====== Stored rows ======

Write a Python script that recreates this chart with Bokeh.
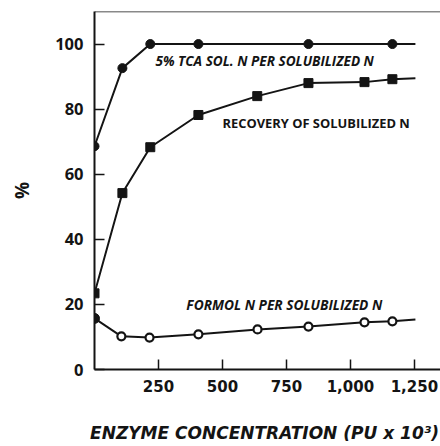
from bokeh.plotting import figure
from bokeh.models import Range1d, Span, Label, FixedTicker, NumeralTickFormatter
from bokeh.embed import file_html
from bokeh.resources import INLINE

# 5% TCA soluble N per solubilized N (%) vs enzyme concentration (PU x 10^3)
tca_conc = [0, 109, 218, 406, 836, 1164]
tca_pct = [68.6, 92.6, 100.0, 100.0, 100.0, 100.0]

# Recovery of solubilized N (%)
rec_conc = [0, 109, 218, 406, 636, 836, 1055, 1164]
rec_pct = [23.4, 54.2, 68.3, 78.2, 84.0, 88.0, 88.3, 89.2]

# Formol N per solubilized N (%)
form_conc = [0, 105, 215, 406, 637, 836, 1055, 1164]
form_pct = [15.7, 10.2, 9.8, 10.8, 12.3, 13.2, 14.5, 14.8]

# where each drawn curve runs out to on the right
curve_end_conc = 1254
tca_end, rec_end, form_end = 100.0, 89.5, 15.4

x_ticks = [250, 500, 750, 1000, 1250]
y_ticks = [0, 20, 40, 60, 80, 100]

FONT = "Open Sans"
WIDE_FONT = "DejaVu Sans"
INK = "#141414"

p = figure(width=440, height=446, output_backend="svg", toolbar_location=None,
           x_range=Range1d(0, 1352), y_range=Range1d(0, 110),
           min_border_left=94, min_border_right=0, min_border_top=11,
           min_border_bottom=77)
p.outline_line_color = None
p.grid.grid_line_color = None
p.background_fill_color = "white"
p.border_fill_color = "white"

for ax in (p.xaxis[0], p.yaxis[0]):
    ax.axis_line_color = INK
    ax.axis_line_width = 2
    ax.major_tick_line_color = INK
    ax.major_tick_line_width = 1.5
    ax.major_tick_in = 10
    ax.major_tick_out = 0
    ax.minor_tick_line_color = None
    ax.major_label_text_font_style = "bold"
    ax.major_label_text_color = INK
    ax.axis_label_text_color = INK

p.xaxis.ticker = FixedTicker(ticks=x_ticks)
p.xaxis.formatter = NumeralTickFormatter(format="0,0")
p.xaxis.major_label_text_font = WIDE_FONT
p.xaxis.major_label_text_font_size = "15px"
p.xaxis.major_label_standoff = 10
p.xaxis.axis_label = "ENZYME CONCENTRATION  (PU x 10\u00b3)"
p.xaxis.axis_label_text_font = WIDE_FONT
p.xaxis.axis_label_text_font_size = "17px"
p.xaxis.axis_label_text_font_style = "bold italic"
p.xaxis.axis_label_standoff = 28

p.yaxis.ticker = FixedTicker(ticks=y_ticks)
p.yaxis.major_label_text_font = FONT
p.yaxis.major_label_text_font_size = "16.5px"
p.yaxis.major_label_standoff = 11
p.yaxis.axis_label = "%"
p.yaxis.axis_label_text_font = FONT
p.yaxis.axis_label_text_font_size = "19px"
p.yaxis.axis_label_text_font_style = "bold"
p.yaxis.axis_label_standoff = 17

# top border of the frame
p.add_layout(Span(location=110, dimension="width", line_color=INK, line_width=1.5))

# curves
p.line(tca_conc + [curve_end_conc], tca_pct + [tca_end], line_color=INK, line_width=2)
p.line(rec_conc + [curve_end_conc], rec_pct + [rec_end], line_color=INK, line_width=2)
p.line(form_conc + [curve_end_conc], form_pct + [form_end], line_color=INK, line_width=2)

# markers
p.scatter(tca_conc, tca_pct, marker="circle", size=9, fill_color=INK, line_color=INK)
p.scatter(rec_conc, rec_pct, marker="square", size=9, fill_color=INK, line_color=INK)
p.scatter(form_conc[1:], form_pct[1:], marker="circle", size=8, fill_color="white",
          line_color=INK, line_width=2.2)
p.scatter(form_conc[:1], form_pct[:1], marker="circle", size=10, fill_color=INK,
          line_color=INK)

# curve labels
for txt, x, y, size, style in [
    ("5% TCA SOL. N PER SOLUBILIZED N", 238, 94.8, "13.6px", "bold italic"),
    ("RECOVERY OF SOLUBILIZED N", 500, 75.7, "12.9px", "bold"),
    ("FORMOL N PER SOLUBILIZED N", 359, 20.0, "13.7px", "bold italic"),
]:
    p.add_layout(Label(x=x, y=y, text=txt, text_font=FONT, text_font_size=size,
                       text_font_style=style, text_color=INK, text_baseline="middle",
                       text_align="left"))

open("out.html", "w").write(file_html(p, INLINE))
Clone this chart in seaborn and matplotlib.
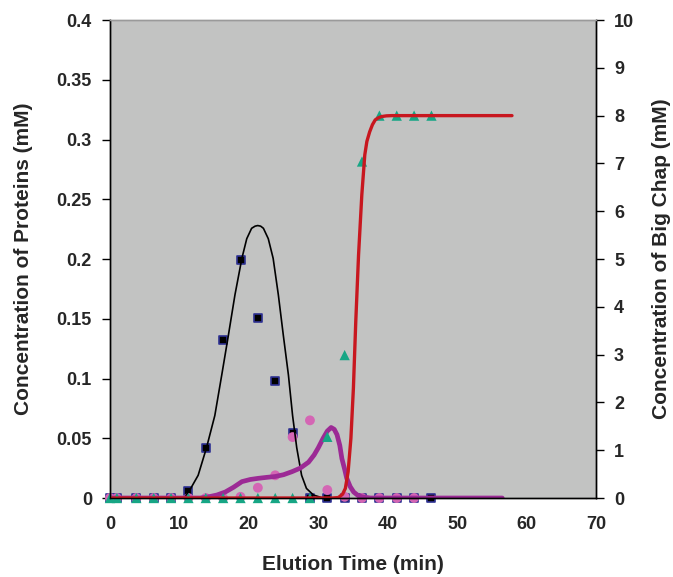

======

- What to produce: Copy exactly the lines from the first line of the records above through the line with "from bokeh.resources import INLINE", both included, and nothing else. Pictures stay out.

- The completed task:
Write a Python script that recreates this chart with Bokeh.
from bokeh.plotting import figure
from bokeh.models import Range1d, Span, Label, FixedTicker, NumeralTickFormatter
from bokeh.embed import file_html
from bokeh.resources import INLINE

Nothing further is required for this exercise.